Aim: Your task is to count the lines of the entries below that include the word "matplotlib" and to give only the resulting number.

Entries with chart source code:
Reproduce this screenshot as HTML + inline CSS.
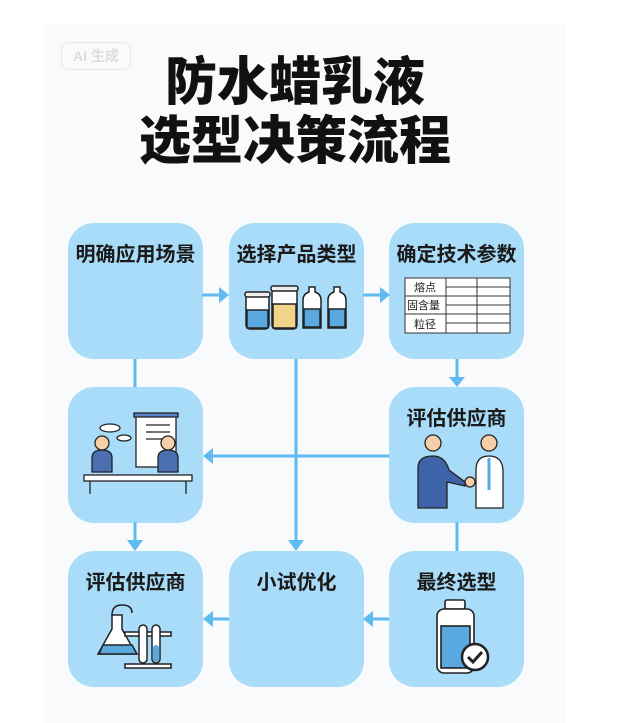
<!DOCTYPE html>
<html><head><meta charset="utf-8"><style>
body{margin:0;width:626px;height:710px;background:#fff;position:relative;overflow:hidden;font-family:"Liberation Sans","Noto Sans CJK SC",sans-serif}
.card{position:absolute;left:44px;top:23px;width:521px;height:700px;background:#f9fafb}
.t{position:absolute;left:0;width:626px;text-align:center;font-weight:900;font-size:52px;color:#111;left:-18px}
.box{position:absolute;width:135px;height:136px;border-radius:26px;background:#a9dcf8}
.lb{position:absolute;top:15px;left:0;width:100%;text-align:center;font-size:20px;font-weight:bold;color:#1a1a1a}
.badge{position:absolute;left:61px;top:42px;width:68px;height:26px;border:1.5px solid #e6e6e6;border-radius:7px;color:#ddd;font-size:14px;font-weight:bold;text-align:center;line-height:26px}
svg{position:absolute;left:0;top:0}
</style></head><body>
<div class="card"></div>
<div class="badge">AI 生成</div>
<div class="t" style="top:53px;line-height:60px">防水蜡乳液</div>
<div class="t" style="top:112px;line-height:60px">选型决策流程</div>

<div class="box" style="left:68px;top:223px"><div class="lb">明确应用场景</div></div>
<div class="box" style="left:229px;top:223px"><div class="lb">选择产品类型</div></div>
<div class="box" style="left:389px;top:223px"><div class="lb">确定技术参数</div></div>
<div class="box" style="left:68px;top:387px"></div>
<div class="box" style="left:389px;top:387px"><div class="lb">评估供应商</div></div>
<div class="box" style="left:68px;top:551px"><div class="lb">评估供应商</div></div>
<div class="box" style="left:229px;top:551px"><div class="lb">小试优化</div></div>
<div class="box" style="left:389px;top:551px"><div class="lb">最终选型</div></div>

<svg width="626" height="710" viewBox="0 0 626 710">
<g stroke="#5fbbf0" stroke-width="3" fill="none">
<line x1="202" y1="295" x2="222" y2="295"/><line x1="363" y1="295" x2="383" y2="295"/>
<line x1="457" y1="359" x2="457" y2="380"/>
<line x1="135" y1="359" x2="135" y2="387"/>
<line x1="296" y1="359" x2="296" y2="544"/>
<line x1="389" y1="456" x2="210" y2="456"/>
<line x1="457" y1="522" x2="457" y2="551"/>
<line x1="135" y1="522" x2="135" y2="544"/>
<line x1="389" y1="619" x2="370" y2="619"/><line x1="229" y1="619" x2="210" y2="619"/>
</g>
<g fill="#5fbbf0">
<polygon points="219,287 229,295 219,303"/><polygon points="380,287 390,295 380,303"/>
<polygon points="449,377 465,377 457,387"/>
<polygon points="288,540 304,540 296,551"/>
<polygon points="203,456 213,448 213,464"/>
<polygon points="127,540 143,540 135,551"/>
<polygon points="363,619 373,611 373,627"/><polygon points="203,619 213,611 213,627"/>
</g>
<g stroke="#222" stroke-width="1.5">
<rect x="246" y="294" width="23" height="35" rx="4" fill="#fff"/><rect x="247" y="310" width="21" height="18" fill="#5aa8e0"/><rect x="245" y="292" width="25" height="5" rx="2" fill="#eee"/>
<rect x="272" y="288" width="25" height="41" rx="4" fill="#fff"/><rect x="273" y="304" width="23" height="24" fill="#f1d48a"/><rect x="271" y="286" width="27" height="5" rx="2" fill="#eee"/>
<path d="M303 300 q0-6 6-8 v-5 h6 v5 q6 2 6 8 v28 h-18z" fill="#fff"/><rect x="304" y="309" width="16" height="18" fill="#5aa8e0"/>
<path d="M328 300 q0-6 6-8 v-5 h6 v5 q6 2 6 8 v28 h-18z" fill="#fff"/><rect x="329" y="309" width="16" height="18" fill="#5aa8e0"/>
</g>
<g stroke="#333" stroke-width="1" fill="#fff">
<rect x="405" y="278" width="105" height="55"/>
<line x1="446" y1="278" x2="446" y2="333"/><line x1="477" y1="278" x2="477" y2="333"/>
<line x1="405" y1="296" x2="510" y2="296"/><line x1="405" y1="314" x2="510" y2="314"/>
<line x1="446" y1="287" x2="510" y2="287"/><line x1="446" y1="305" x2="510" y2="305"/><line x1="446" y1="323" x2="510" y2="323"/>
</g>
<g font-size="11" fill="#222" font-family="Liberation Sans,Noto Sans CJK SC,sans-serif">
<text x="414" y="291">熔点</text><text x="407" y="309">固含量</text><text x="414" y="328">粒径</text></g>
<g stroke="#222" stroke-width="1.3">
<rect x="136" y="415" width="40" height="52" fill="#fff"/><rect x="134" y="413" width="44" height="4" fill="#5b85c8"/>
<line x1="146" y1="425" x2="170" y2="425"/><line x1="146" y1="432" x2="170" y2="432"/><line x1="146" y1="439" x2="170" y2="439"/>
<rect x="84" y="475" width="108" height="6" fill="#fff"/>
<path d="M92 472 v-14 q0-8 10-8 q10 0 10 8 v14z" fill="#4b6fb0"/><circle cx="102" cy="443" r="7" fill="#f5cfa8"/>
<path d="M158 472 v-14 q0-8 10-8 q10 0 10 8 v14z" fill="#4b6fb0"/><circle cx="168" cy="443" r="7" fill="#f5cfa8"/>
<ellipse cx="110" cy="428" rx="10" ry="4" fill="#fff"/><ellipse cx="124" cy="438" rx="7" ry="3" fill="#fff"/>
<line x1="90" y1="481" x2="90" y2="494"/><line x1="186" y1="481" x2="186" y2="494"/>
</g>
<g stroke="#222" stroke-width="1.3">
<circle cx="433" cy="443" r="8" fill="#f5cfa8"/><path d="M418 508 v-40 q0-12 15-12 q12 0 16 14 l16 12 v4 l-18-4 v26z" fill="#3f63a8"/>
<circle cx="489" cy="443" r="8" fill="#f5cfa8"/><path d="M476 508 v-38 q0-14 13-14 q13 0 14 14 v38z" fill="#fff"/>
<line x1="489" y1="458" x2="489" y2="490" stroke="#5aa8e0" stroke-width="3"/>
<circle cx="470" cy="482" r="5" fill="#f5cfa8"/>
</g>
<g stroke="#222" stroke-width="1.5">
<path d="M112 615 h10 v14 l14 25 h-38 l14-25z" fill="#fff"/><path d="M103 645 h29 l5 9 h-38z" fill="#5aa8e0"/>
<path d="M112 615 q0-10 10-10 q10 0 10 8" fill="none"/>
<rect x="125" y="632" width="46" height="4" fill="#fff"/><rect x="125" y="664" width="46" height="4" fill="#fff"/>
<rect x="139" y="625" width="8" height="38" rx="4" fill="#fff"/><rect x="152" y="625" width="8" height="38" rx="4" fill="#fff"/>
<rect x="153" y="645" width="6" height="17" rx="3" fill="#5aa8e0" stroke="none"/>
</g>
<g stroke="#222" stroke-width="1.6">
<rect x="445" y="600" width="20" height="9" rx="2" fill="#fff"/>
<rect x="437" y="609" width="37" height="64" rx="7" fill="#fff"/><rect x="441" y="626" width="29" height="42" fill="#5aa8e0"/>
<circle cx="475" cy="657" r="13" fill="#fff" stroke-width="2.5"/><path d="M468 657 l5 5 l9-10" fill="none" stroke-width="3"/>
</g>
</svg>
</body></html>
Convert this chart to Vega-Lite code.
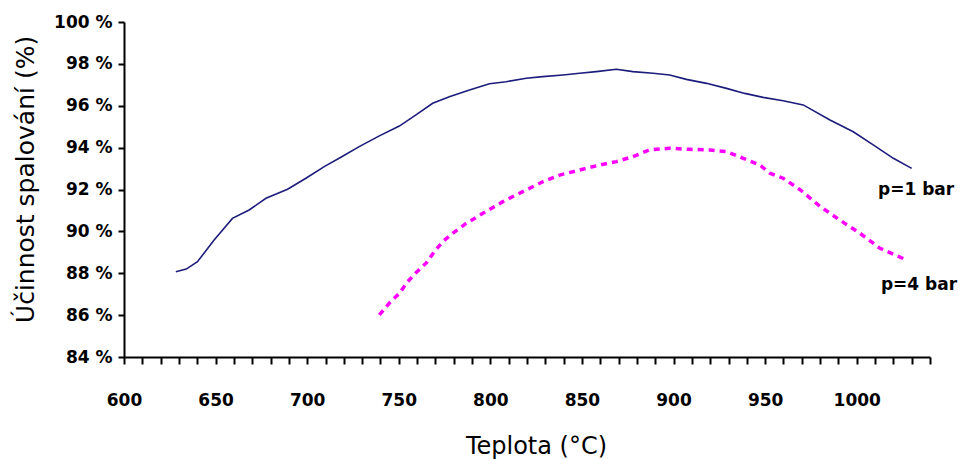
{
  "$schema": "https://vega.github.io/schema/vega-lite/v6.json",
  "autosize": {"type": "none"},
  "width": 806,
  "height": 335,
  "padding": {"left": 124, "top": 22, "right": 32, "bottom": 102},
  "background": "white",
  "config": {
    "view": {"stroke": null},
    "axis": {"grid": false, "domainColor": "black", "tickColor": "black", "labelColor": "black", "titleColor": "black"}
  },
  "datasets": {
    "p1": [
      {"t": 628.3, "e": 88.07}, {"t": 634.0, "e": 88.2}, {"t": 640.1, "e": 88.55}, {"t": 649.2, "e": 89.59}, {"t": 659.2, "e": 90.62},
      {"t": 668.3, "e": 91.02}, {"t": 677.5, "e": 91.58}, {"t": 689.3, "e": 92.01}, {"t": 699.3, "e": 92.54},
      {"t": 709.3, "e": 93.09}, {"t": 718.4, "e": 93.54}, {"t": 728.4, "e": 94.05}, {"t": 739.4, "e": 94.56},
      {"t": 750.3, "e": 95.03}, {"t": 759.4, "e": 95.56}, {"t": 768.5, "e": 96.12}, {"t": 777.6, "e": 96.43},
      {"t": 788.6, "e": 96.75}, {"t": 799.5, "e": 97.05}, {"t": 808.6, "e": 97.15}, {"t": 819.6, "e": 97.31},
      {"t": 828.6, "e": 97.39}, {"t": 839.6, "e": 97.47}, {"t": 848.7, "e": 97.55}, {"t": 857.8, "e": 97.63},
      {"t": 868.8, "e": 97.74}, {"t": 877.8, "e": 97.63}, {"t": 888.8, "e": 97.55}, {"t": 897.9, "e": 97.47},
      {"t": 907.0, "e": 97.26}, {"t": 918.0, "e": 97.07}, {"t": 928.9, "e": 96.83}, {"t": 938.9, "e": 96.59},
      {"t": 948.9, "e": 96.40}, {"t": 959.8, "e": 96.24}, {"t": 970.8, "e": 96.04}, {"t": 985.4, "e": 95.32},
      {"t": 998.1, "e": 94.76}, {"t": 1009.0, "e": 94.13}, {"t": 1020.0, "e": 93.49}, {"t": 1030.0, "e": 93.01}
    ],
    "p4": [
      {"t": 739.4, "e": 86.01}, {"t": 744.8, "e": 86.57}, {"t": 750.3, "e": 87.04}, {"t": 754.9, "e": 87.60},
      {"t": 759.4, "e": 88.03}, {"t": 764.9, "e": 88.48}, {"t": 769.4, "e": 89.03}, {"t": 774.0, "e": 89.51},
      {"t": 779.4, "e": 89.91}, {"t": 786.8, "e": 90.38}, {"t": 795.9, "e": 90.86}, {"t": 806.8, "e": 91.42},
      {"t": 817.7, "e": 91.90}, {"t": 828.6, "e": 92.37}, {"t": 837.8, "e": 92.69}, {"t": 848.7, "e": 92.93},
      {"t": 859.6, "e": 93.17}, {"t": 868.8, "e": 93.33}, {"t": 877.8, "e": 93.57}, {"t": 886.9, "e": 93.89},
      {"t": 897.9, "e": 93.97}, {"t": 908.8, "e": 93.92}, {"t": 919.8, "e": 93.89}, {"t": 928.9, "e": 93.81},
      {"t": 938.0, "e": 93.49}, {"t": 947.1, "e": 93.17}, {"t": 952.6, "e": 92.78}, {"t": 959.8, "e": 92.54},
      {"t": 968.9, "e": 92.00}, {"t": 979.9, "e": 91.20}, {"t": 990.8, "e": 90.54}, {"t": 1001.8, "e": 89.91},
      {"t": 1012.7, "e": 89.19}, {"t": 1027.3, "e": 88.63}
    ],
    "labels": [
      {"t": 1032.4, "e": 91.98, "label": "p=1 bar"},
      {"t": 1034.0, "e": 87.44, "label": "p=4 bar"}
    ]
  },
  "layer": [
    {
      "data": {"name": "p1"},
      "mark": {"type": "line", "color": "#1c1c7c", "strokeWidth": 1.6},
      "encoding": {
        "x": {
          "field": "t", "type": "quantitative",
          "scale": {"domain": [600, 1040], "nice": false, "zero": false},
          "axis": {
            "title": "Teplota (°C)",
            "values": [600,610,620,630,640,650,660,670,680,690,700,710,720,730,740,750,760,770,780,790,800,810,820,830,840,850,860,870,880,890,900,910,920,930,940,950,960,970,980,990,1000,1010,1020,1030,1040],
            "tickCount": 60,
            "format": "d",
            "labelExpr": "datum.value % 50 === 0 ? datum.label : ''",
            "labelOverlap": false,
            "labelFlush": false,
            "labelFont": "DejaVu Sans", "labelFontWeight": "bold", "labelFontSize": 17,
            "labelPadding": 28,
            "tickSize": 7, "tickWidth": 2, "domainWidth": 2,
            "titleFont": "DejaVu Sans", "titleFontWeight": "normal", "titleFontSize": 24,
            "titlePadding": 26, "titleX": 412
          }
        },
        "y": {
          "field": "e", "type": "quantitative",
          "scale": {"domain": [84, 100], "nice": false, "zero": false},
          "axis": {
            "title": "Účinnost spalování (%)",
            "values": [84,86,88,90,92,94,96,98,100],
            "tickCount": 20,
            "labelExpr": "datum.value + ' %'",
            "labelFlush": false,
            "labelFont": "DejaVu Sans", "labelFontWeight": "bold", "labelFontSize": 17,
            "labelPadding": 6,
            "tickSize": 6, "tickWidth": 2, "domainWidth": 2,
            "titleFont": "DejaVu Sans", "titleFontWeight": "normal", "titleFontSize": 25,
            "titleX": -86, "titleY": 157
          }
        }
      }
    },
    {
      "data": {"name": "p4"},
      "mark": {"type": "line", "color": "#ff00ff", "strokeWidth": 3.5, "strokeDash": [6, 5]},
      "encoding": {
        "x": {"field": "t", "type": "quantitative"},
        "y": {"field": "e", "type": "quantitative"}
      }
    },
    {
      "data": {"name": "labels"},
      "mark": {"type": "text", "font": "DejaVu Sans", "fontWeight": "bold", "fontSize": 17, "color": "black", "align": "center", "baseline": "middle"},
      "encoding": {
        "x": {"field": "t", "type": "quantitative"},
        "y": {"field": "e", "type": "quantitative"},
        "text": {"field": "label"}
      }
    }
  ]
}
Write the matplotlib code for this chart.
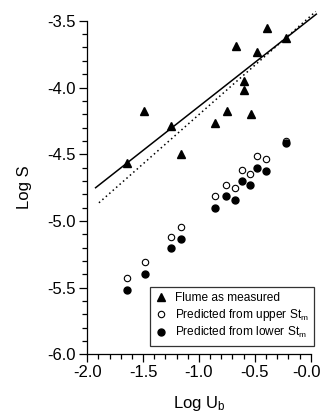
import matplotlib
matplotlib.use("Agg")
import matplotlib.pyplot as plt
import matplotlib.transforms as mtransforms
from matplotlib.lines import Line2D

plt.rcParams['font.family'] = ['Liberation Sans', 'DejaVu Sans']
plt.rcParams['mathtext.fontset'] = 'custom'
plt.rcParams['mathtext.rm'] = 'Liberation Sans'
plt.rcParams['mathtext.it'] = 'Liberation Sans'
plt.rcParams['axes.unicode_minus'] = False

# Flume as measured (triangles)
flume_x = [-1.641, -1.489, -1.249, -1.160, -0.855, -0.750, -0.669, -0.601,
           -0.597, -0.535, -0.481, -0.391, -0.218]
flume_y = [-4.564, -4.174, -4.289, -4.501, -4.268, -4.174, -3.689, -3.949,
           -4.019, -4.201, -3.732, -3.556, -3.627]

# Predicted points
pred_x = [-1.644, -1.487, -1.254, -1.162, -0.861, -0.756, -0.675, -0.611,
          -0.541, -0.483, -0.404, -0.222]
upper_y = [-5.430, -5.310, -5.117, -5.048, -4.811, -4.729, -4.751, -4.618,
           -4.646, -4.513, -4.534, -4.399]
lower_y = [-5.516, -5.396, -5.205, -5.138, -4.901, -4.816, -4.841, -4.703,
           -4.733, -4.601, -4.624, -4.418]

# Regression lines (end points)
solid_x = [-1.925, 0.05]
solid_y = [-4.751, -3.45]
dotted_x = [-1.895, 0.045]
dotted_y = [-4.864, -3.43]

xticks = [-2.0, -1.5, -1.0, -0.5, 0.0]
xticklabels = ['-2.0', '-1.5', '-1.0', '-0.5', '-0.0']
yticks = [-3.5, -4.0, -4.5, -5.0, -5.5, -6.0]
yticklabels = ['-3.5', '-4.0', '-4.5', '-5.0', '-5.5', '-6.0']

fig = plt.figure(figsize=(3.23, 4.13), dpi=100)
ax = fig.add_axes([0.270, 0.142, 0.692, 0.8076])

ax.plot(solid_x, solid_y, color='black', lw=1.1, clip_on=False)
ax.plot(dotted_x, dotted_y, color='black', lw=1.1, linestyle=(0, (1, 2)), clip_on=False)

ax.plot(flume_x, flume_y, linestyle='none', marker='^', ms=5.4, color='black', clip_on=False)
ax.plot(pred_x, upper_y, linestyle='none', marker='o', ms=4.6, mfc='white', mec='black', mew=0.8, clip_on=False)
ax.plot(pred_x, lower_y, linestyle='none', marker='o', ms=5.0, color='black', clip_on=False)

ax.set_xlim(-2.0, 0.0)
ax.set_ylim(-6.0, -3.5)
ax.set_xticks(xticks)
ax.set_xticklabels(xticklabels)
ax.set_yticks(yticks)
ax.set_yticklabels(yticklabels)
ax.set_xticks([-2.0 + 0.1 * i for i in range(21)], minor=True)
ax.set_yticks([-6.0 + 0.1 * i for i in range(26)], minor=True)
ax.tick_params(which='major', direction='out', length=6, width=0.9, labelsize=12, pad=2)
ax.tick_params(which='minor', direction='out', length=3.5, width=0.9)
for s in ['top', 'right']:
    ax.spines[s].set_visible(False)
for s in ['left', 'bottom']:
    ax.spines[s].set_linewidth(0.9)

# nudge the last x tick label so it stays inside the figure
last = ax.get_xticklabels()[-1]
last.set_transform(last.get_transform() + mtransforms.ScaledTranslation(-4 / 100, 0, fig.dpi_scale_trans))

ax.set_xlabel(r'Log U$_{\rm b}$', fontsize=12, labelpad=10)
ax.set_ylabel('Log S', fontsize=12, labelpad=11)

handles = [
    Line2D([], [], linestyle='none', marker='^', ms=5.4, color='black'),
    Line2D([], [], linestyle='none', marker='o', ms=4.6, mfc='white', mec='black', mew=0.8),
    Line2D([], [], linestyle='none', marker='o', ms=5.0, color='black'),
]
labels = ['Flume as measured', r'Predicted from upper St$_{\rm m}$', r'Predicted from lower St$_{\rm m}$']
leg = ax.legend(handles, labels, loc='lower right', bbox_to_anchor=(1.014, 0.026),
                fontsize=8.6, frameon=True, fancybox=False, edgecolor='black',
                handlelength=1.0, handletextpad=0.6, borderpad=0.45, labelspacing=0.2,
                borderaxespad=0)
leg.get_frame().set_linewidth(0.9)
leg.set_clip_on(False)

fig.savefig('out.png', dpi=100)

Answer to the exercise: 6